In the wake of the recent tragedy in Mumbai, the university chaplain’s office is announcing an interfaith “Service of Reflection and Remembrance” at noon Friday, Dec. 5th in Packer Memorial Church.
The service, which will include a candle lighting ceremony, is offered to commemorate those who perished in the attacks, as well as to offer support and condolences to those impacted by the tragedy, according to Lloyd Steffen, professor of religion studies and university chaplain.
The coordinated terrorist attacks over the Thanksgiving holiday in Mumbai (formerly Bombay, India) took place over the course of several days, and ended when Indian security forces regained control of the attack sites. Nearly 200 people were killed as a result of the attacks, and an estimated 300 more were injured, according to various news accounts.
“We had some trouble thinking through the meaning of this event during this busy time of wrapping up a final week of classes and preparing for exams,” says Steffen. “But this was a horrendous and senseless loss of life. We wanted to do something to bring our campus together in solidarity and sympathy.”
The 30-minute service will be led by Steffen and Rabbi Seth Goren, the university’s first full-time director of the Hillel Society, a student-run organization that encourages and strengthens the continuity of Jewish values among the university’s Jewish students.
“Last week's devastating attacks and murders in Mumbai have left so many in shock, horror, sadness and fear,” says Goren. “It is our hope that the service will allow members of the Lehigh community to come together, to support each other and to grieve and reflect. In doing so, we can stand together against the terror that those who perpetrated these crimes would have us feel.”
Also expected to speak is Munisha Mahtani ’09, a marketing major from Westport, Conn., who lost both an aunt and an uncle in the attacks on the Hotel Oberoi. A cousin was critically injured in the same attack.
“I’d like to show the Lehigh community how the three days of attacks affected my life, and to prove that we’re all connected,” says Mahtani. “An attack in India can deeply affect Lehigh in Bethlehem.
In the past, the chaplain’s office has organized special memorial events, such as ceremonies that took place after the Sept. 11, 2001 terrorist attacks in the United States, and after Hurricane Katrina and the shootings at Virginia Tech.
Although the Mumbai massacre was not specifically an American tragedy, “it was most assuredly a profound human tragedy, and it should concern us all,” Steffen says.
“Having a service on campus is a way of showing support to members of our community personally affected by it, and this is one way—a symbolic way –to come together with those, whether near us or thousands of miles away, to say that our hearts grieve with yours."
Indian Student Association vice president Kush Badshah ’11, a behavioral neuroscience major from Seattle, said he will join fellow members of his organization at the service to “stand united against terrorism,” even though the attacks took place on the opposite side of the world.

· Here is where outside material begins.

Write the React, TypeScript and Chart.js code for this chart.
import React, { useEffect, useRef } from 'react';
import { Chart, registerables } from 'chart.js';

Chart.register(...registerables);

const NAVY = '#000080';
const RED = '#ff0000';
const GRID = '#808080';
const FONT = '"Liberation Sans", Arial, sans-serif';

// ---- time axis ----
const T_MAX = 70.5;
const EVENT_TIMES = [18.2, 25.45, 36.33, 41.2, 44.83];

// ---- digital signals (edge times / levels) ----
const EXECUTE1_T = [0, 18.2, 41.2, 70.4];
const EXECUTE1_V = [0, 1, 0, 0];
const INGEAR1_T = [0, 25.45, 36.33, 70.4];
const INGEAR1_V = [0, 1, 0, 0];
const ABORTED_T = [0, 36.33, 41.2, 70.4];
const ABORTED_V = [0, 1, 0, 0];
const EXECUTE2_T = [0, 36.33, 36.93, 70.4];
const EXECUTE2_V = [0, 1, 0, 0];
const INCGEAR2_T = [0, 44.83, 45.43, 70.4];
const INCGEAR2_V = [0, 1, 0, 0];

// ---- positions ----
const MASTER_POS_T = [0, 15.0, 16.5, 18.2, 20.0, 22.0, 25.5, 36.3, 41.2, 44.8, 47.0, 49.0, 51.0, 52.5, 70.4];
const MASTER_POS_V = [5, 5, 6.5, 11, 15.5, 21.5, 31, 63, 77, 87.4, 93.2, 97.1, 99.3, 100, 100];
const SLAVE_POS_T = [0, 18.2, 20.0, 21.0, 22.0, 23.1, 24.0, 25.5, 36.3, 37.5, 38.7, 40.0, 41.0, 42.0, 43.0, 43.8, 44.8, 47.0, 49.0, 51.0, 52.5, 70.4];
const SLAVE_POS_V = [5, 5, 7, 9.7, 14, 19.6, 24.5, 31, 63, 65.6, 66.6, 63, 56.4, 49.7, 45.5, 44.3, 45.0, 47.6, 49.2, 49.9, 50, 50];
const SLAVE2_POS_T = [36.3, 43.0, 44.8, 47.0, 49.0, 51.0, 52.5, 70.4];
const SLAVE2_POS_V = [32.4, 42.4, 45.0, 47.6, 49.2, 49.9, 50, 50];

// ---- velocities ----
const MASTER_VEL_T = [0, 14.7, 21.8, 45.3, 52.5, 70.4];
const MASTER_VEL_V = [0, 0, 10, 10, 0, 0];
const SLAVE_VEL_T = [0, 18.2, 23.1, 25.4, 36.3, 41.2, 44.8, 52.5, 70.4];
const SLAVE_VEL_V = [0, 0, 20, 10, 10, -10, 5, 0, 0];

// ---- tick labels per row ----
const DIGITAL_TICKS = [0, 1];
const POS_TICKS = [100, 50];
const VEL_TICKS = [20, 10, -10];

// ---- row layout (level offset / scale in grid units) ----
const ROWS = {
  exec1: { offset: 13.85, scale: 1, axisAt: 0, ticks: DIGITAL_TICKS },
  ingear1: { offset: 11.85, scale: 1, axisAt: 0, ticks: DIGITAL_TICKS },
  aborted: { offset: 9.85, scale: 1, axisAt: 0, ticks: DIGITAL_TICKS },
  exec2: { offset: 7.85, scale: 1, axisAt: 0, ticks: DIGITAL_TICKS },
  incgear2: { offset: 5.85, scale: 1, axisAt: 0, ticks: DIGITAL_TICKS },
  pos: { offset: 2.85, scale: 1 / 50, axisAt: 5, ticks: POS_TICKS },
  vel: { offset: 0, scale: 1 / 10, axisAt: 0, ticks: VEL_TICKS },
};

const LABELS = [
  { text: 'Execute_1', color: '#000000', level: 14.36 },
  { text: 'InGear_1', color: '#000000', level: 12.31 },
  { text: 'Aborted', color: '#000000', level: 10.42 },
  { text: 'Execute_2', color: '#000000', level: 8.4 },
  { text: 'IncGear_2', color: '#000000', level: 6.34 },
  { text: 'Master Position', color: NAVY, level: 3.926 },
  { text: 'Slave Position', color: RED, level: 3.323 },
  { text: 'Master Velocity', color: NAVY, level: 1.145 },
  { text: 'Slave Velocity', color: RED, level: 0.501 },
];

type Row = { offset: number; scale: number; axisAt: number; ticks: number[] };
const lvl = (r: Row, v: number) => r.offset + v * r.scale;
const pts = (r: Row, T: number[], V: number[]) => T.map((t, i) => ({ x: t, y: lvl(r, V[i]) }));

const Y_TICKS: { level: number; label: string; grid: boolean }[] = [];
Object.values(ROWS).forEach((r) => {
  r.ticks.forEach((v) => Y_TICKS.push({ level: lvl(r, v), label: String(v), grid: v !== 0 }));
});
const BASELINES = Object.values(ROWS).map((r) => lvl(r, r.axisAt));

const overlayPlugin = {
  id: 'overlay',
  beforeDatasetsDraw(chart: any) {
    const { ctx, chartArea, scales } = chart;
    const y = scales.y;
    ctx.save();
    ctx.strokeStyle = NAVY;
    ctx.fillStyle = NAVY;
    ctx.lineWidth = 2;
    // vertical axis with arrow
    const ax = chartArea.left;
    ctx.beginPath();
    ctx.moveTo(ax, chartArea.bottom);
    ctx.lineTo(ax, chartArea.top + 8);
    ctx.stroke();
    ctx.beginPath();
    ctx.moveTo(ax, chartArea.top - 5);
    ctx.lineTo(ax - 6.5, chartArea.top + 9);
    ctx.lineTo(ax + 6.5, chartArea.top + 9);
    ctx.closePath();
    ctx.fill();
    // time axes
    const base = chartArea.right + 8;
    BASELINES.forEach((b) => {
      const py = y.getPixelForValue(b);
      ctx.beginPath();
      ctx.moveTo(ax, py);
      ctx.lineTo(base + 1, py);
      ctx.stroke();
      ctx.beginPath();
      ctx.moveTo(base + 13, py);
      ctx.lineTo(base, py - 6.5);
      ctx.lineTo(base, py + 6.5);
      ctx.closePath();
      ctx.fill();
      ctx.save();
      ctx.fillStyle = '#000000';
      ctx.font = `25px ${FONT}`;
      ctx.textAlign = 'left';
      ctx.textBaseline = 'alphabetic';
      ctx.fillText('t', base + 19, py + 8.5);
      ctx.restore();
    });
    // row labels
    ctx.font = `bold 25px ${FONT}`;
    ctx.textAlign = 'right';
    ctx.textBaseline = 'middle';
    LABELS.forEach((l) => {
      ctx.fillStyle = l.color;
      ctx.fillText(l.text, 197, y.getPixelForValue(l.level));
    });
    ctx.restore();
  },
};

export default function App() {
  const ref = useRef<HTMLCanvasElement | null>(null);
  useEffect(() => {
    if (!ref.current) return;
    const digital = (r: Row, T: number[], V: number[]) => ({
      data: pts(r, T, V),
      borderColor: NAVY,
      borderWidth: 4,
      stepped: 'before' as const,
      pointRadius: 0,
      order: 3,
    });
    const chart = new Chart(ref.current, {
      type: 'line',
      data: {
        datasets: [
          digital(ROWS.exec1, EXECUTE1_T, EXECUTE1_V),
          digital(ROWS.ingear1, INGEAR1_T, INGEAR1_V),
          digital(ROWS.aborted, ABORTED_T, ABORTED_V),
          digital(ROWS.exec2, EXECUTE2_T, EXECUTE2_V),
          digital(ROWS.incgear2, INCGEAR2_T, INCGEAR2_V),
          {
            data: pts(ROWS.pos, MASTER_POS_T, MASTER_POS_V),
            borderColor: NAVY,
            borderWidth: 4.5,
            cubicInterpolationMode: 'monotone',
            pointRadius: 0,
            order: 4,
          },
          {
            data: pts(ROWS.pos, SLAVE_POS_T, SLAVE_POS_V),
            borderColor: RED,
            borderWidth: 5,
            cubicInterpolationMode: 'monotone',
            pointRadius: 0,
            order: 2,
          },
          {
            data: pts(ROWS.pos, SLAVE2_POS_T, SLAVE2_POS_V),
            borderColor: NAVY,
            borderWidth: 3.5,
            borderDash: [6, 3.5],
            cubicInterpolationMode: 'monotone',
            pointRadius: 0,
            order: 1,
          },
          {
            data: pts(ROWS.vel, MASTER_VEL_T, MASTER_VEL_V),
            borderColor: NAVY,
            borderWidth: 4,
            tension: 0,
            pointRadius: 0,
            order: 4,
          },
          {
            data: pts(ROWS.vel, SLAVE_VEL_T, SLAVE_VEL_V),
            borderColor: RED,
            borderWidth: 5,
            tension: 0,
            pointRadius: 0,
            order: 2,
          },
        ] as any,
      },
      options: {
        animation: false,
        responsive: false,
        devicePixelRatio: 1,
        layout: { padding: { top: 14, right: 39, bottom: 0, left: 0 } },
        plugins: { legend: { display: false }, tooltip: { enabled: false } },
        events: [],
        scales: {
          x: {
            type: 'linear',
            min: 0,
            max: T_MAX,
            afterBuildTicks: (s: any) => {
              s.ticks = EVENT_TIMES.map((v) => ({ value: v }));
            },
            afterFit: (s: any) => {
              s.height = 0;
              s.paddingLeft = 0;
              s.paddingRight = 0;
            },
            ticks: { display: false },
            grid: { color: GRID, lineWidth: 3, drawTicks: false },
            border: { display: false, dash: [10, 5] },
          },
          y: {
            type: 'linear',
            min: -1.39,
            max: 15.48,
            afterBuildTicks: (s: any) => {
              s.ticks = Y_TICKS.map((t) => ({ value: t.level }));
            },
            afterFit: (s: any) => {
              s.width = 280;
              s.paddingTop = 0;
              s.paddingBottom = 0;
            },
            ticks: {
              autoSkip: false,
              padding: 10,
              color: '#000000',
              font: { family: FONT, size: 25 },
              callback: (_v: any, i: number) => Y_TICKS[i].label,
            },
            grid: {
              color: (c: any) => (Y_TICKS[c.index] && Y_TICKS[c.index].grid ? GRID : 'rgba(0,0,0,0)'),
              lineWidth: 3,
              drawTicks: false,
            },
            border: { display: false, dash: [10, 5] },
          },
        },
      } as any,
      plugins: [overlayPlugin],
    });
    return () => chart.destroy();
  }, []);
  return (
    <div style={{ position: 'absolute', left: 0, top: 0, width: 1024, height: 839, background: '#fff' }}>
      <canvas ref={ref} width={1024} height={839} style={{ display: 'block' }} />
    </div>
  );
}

“By holding this honorary service, the Lehigh community is portraying that we will not condone such violent terrorist behavior, and that our thoughts and prayers are with the victims and their families as they go through this difficult time,” Badshah says.
Fellow ISA vice president Diraj Karnani ’10, from Apple Valley, Calif., shares Badshah’s sentiments.
“Events like this tend to divide society, and by holding this vigil we hope to remind everyone that peace and unity can and will survive in times of despair,” Karmani says.
The Indian Student Association also organized a candlelight vigil on the front lawn by the University Center at 4:30 p.m.Thursday.